The 50% cpu in GTA is "more productive" then the 30% in the demo, since more than likely it's not doing much at all; but the GTA is updating tons of details. Even adding a "Sleep (10)" to the demo will probably drop it's CPU by a ton.
Lastly look at GPU usage. The demo is probably taking <1% on a modern video card while the GTA will probably be taking majority during game play.
In short, your benchmarks and measurements aren't accurate.
The DX teapot demo is not using 30% of the CPU doing useful work. It's busy-waiting because it has nothing else to do.
From what I know of the Unreal series some conventions are broken like encapsulation. Code is compiled to bytecode or directly into machine code depending on the game. Also, objects are rendered and packaged under the form of a meshes and things such as textures, lighting and shadows are precalculated whereas as a pure 3d animation requires this to this real time. When the game is actually running there are also some optimizations such as only rendering only the visible parts of an object and displaying texture detail only when close up. Finally, it's probable that video games are designed to get the best out of a platform at a given time (ex: Intelx86 MMX/SSE, DirectX, ...).

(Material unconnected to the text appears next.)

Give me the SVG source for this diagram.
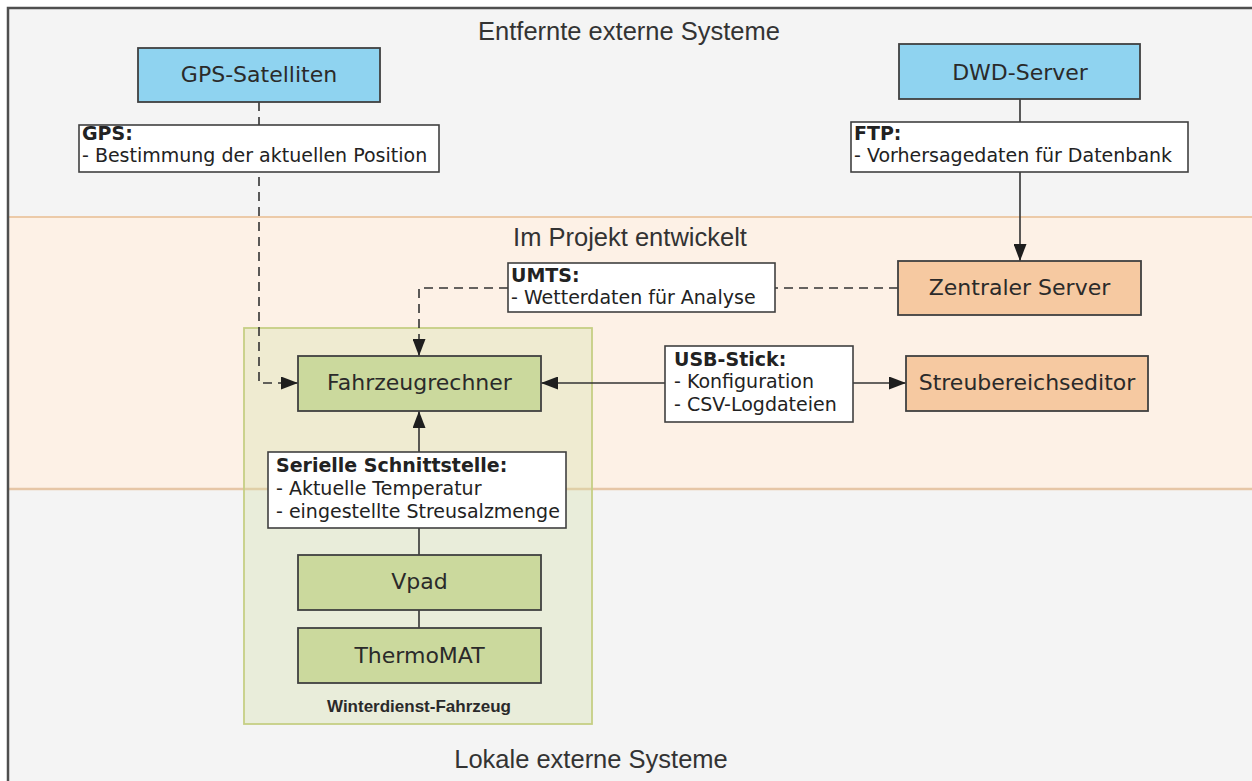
<svg xmlns="http://www.w3.org/2000/svg" width="1252" height="781" viewBox="0 0 1252 781">
  <style>
    .node rect { stroke: #404040; stroke-width: 1.8; }
    .ext rect { fill: #8fd3f0; }
    .dev rect { fill: #f6c9a1; }
    .veh rect { fill: #cbd99d; }
    .node text { font-family: "DejaVu Sans", Verdana, sans-serif; font-size: 22px; fill: #2a2a2a; text-anchor: middle; }
    .lbl rect { fill: #ffffff; stroke: #404040; stroke-width: 1.6; }
    .lbl text { font-family: "DejaVu Sans", Verdana, sans-serif; font-size: 19px; fill: #222; }
    .lbl .t { font-weight: bold; }
    .zone { font-family: "Liberation Sans", Arial, sans-serif; font-size: 25.5px; fill: #333; text-anchor: middle; }
    .conn { fill: none; stroke: #333; stroke-width: 1.6; }
    .dash { stroke-dasharray: 9 6; }
  </style>
  <defs>
    <marker id="arrow" markerUnits="userSpaceOnUse" markerWidth="17" markerHeight="13" refX="17" refY="6.5" orient="auto-start-reverse">
      <path d="M0,0 L17,6.5 L0,13 z" fill="#1e1e1e"/>
    </marker>
  </defs>

  <!-- page background and frame -->
  <rect x="0" y="0" width="1252" height="781" fill="#ffffff"/>
  <rect x="8" y="8" width="1250" height="780" fill="#f4f4f4"/>

  <!-- middle band: developed in the project -->
  <rect x="8" y="217" width="1244" height="272" fill="#fdf1e6"/>
  <line x1="8" y1="217" x2="1252" y2="217" stroke="#eccaa8" stroke-width="2"/>
  <line x1="8" y1="489" x2="1252" y2="489" stroke="#e6c6a6" stroke-width="2.5"/>

  <path d="M8,781 L8,8 L1252,8" fill="none" stroke="#4f4f4f" stroke-width="2.5"/>

  <text class="zone" x="629" y="40">Entfernte externe Systeme</text>
  <text class="zone" x="630" y="246">Im Projekt entwickelt</text>
  <text class="zone" x="591" y="768">Lokale externe Systeme</text>

  <!-- vehicle container -->
  <g id="winterdienst-fahrzeug">
    <rect x="244" y="328" width="348" height="396" fill="#d4e0a8" fill-opacity="0.35" stroke="#c6cf84" stroke-width="1.8"/>
    <text x="419" y="712" font-family="Liberation Sans, Arial, sans-serif" font-size="17" font-weight="bold" fill="#2a2a2a" text-anchor="middle">Winterdienst-Fahrzeug</text>
  </g>

  <!-- connectors -->
  <g id="connectors">
    <path class="conn dash" d="M259,102 L259,383 L298,383" marker-end="url(#arrow)"/>
    <path class="conn dash" d="M898,288 L419,288 L419,356" marker-end="url(#arrow)"/>
    <path class="conn" d="M1020,99 L1020,261" marker-end="url(#arrow)"/>
    <path class="conn" d="M541,383 L906,383" marker-start="url(#arrow)" marker-end="url(#arrow)"/>
    <path class="conn" d="M419,452 L419,411" marker-end="url(#arrow)"/>
    <path class="conn" d="M419,528 L419,555"/>
    <path class="conn" d="M419,610 L419,628"/>
  </g>

  <!-- connector labels -->
  <g id="label-gps" class="lbl">
    <rect x="79" y="125" width="360" height="47"/>
    <text class="t" x="82" y="140">GPS:</text>
    <text x="82" y="162" font-size="19.8">- Bestimmung der aktuellen Position</text>
  </g>
  <g id="label-ftp" class="lbl">
    <rect x="851" y="122" width="337" height="50"/>
    <text class="t" x="854" y="140">FTP:</text>
    <text x="854" y="162" font-size="19.6">- Vorhersagedaten für Datenbank</text>
  </g>
  <g id="label-umts" class="lbl">
    <rect x="508" y="263" width="267" height="49"/>
    <text class="t" x="511" y="282">UMTS:</text>
    <text x="511" y="304" font-size="19.6">- Wetterdaten für Analyse</text>
  </g>
  <g id="label-usb" class="lbl">
    <rect x="665" y="346" width="188" height="76"/>
    <text class="t" x="674" y="366">USB-Stick:</text>
    <text x="674" y="388">- Konfiguration</text>
    <text x="674" y="411">- CSV-Logdateien</text>
  </g>
  <g id="label-seriell" class="lbl">
    <rect x="268" y="452" width="298" height="76"/>
    <text class="t" x="276" y="472">Serielle Schnittstelle:</text>
    <text x="276" y="495">- Aktuelle Temperatur</text>
    <text x="276" y="518">- eingestellte Streusalzmenge</text>
  </g>

  <!-- nodes -->
  <g id="gps-satelliten" class="node ext">
    <rect x="138" y="48" width="242" height="54"/>
    <text x="259" y="82">GPS-Satelliten</text>
  </g>
  <g id="dwd-server" class="node ext">
    <rect x="899" y="44" width="241" height="55"/>
    <text x="1020" y="80">DWD-Server</text>
  </g>
  <g id="zentraler-server" class="node dev">
    <rect x="898" y="261" width="243" height="54"/>
    <text x="1019.5" y="295">Zentraler Server</text>
  </g>
  <g id="streubereichseditor" class="node dev">
    <rect x="906" y="356" width="242" height="55"/>
    <text x="1027" y="390">Streubereichseditor</text>
  </g>
  <g id="fahrzeugrechner" class="node veh">
    <rect x="298" y="356" width="243" height="55"/>
    <text x="419.5" y="390">Fahrzeugrechner</text>
  </g>
  <g id="vpad" class="node veh">
    <rect x="298" y="555" width="243" height="55"/>
    <text x="419.5" y="589">Vpad</text>
  </g>
  <g id="thermomat" class="node veh">
    <rect x="298" y="628" width="243" height="55"/>
    <text x="419.5" y="663">ThermoMAT</text>
  </g>
</svg>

I think there is an important part of the answer missing here. Most of the answers tell you to "Know your data". The fact is that you must, in the same way and with the same degree of importance, also know your:
CPU (clock and caches)
Memory (frequency and latency)
Hard drive (in term of speed and seek times)
GPU (#cores, clock and its Memory/Caches)
Interfaces: Sata controllers, PCI revisions, etc.
BUT, on top of that, with the current modern computers, you would never be able to player a real 1080p video at >>30ftp (a single 1080p image in 64bits would take 15 000 Ko/14.9 MB). The reason for that is because of the sampling/precision. A video game would never use a double precision (64bits) for pixels, images, data, etc..., but rather use a lower custom precision (~4-8 bits) and sometimes less precision rescaled with interpolation techniques to allow reasonable computation time.
There are other techniques as well such as Clipping the data (both with OpenGL standard and software implementation), Data compression, etc. Keep also in mind, that current GPUs can be >300 times faster than the current CPUs in term of hardware capability. However, a good programmer may get a 10-20x factor, unless your problem is fully optimized and completely parallelizable (particularly task parallelizable).
By experience, I can tell you that optimization is like an exponential curve. To reach optimal performance, the time required may be incredibly important.
So to get back to the teapot, you should see how the geometry is represented, sampled and with what precision Vs see in GTA 5, in term of geometry/textures and most important, the details (precision, sampling, etc.)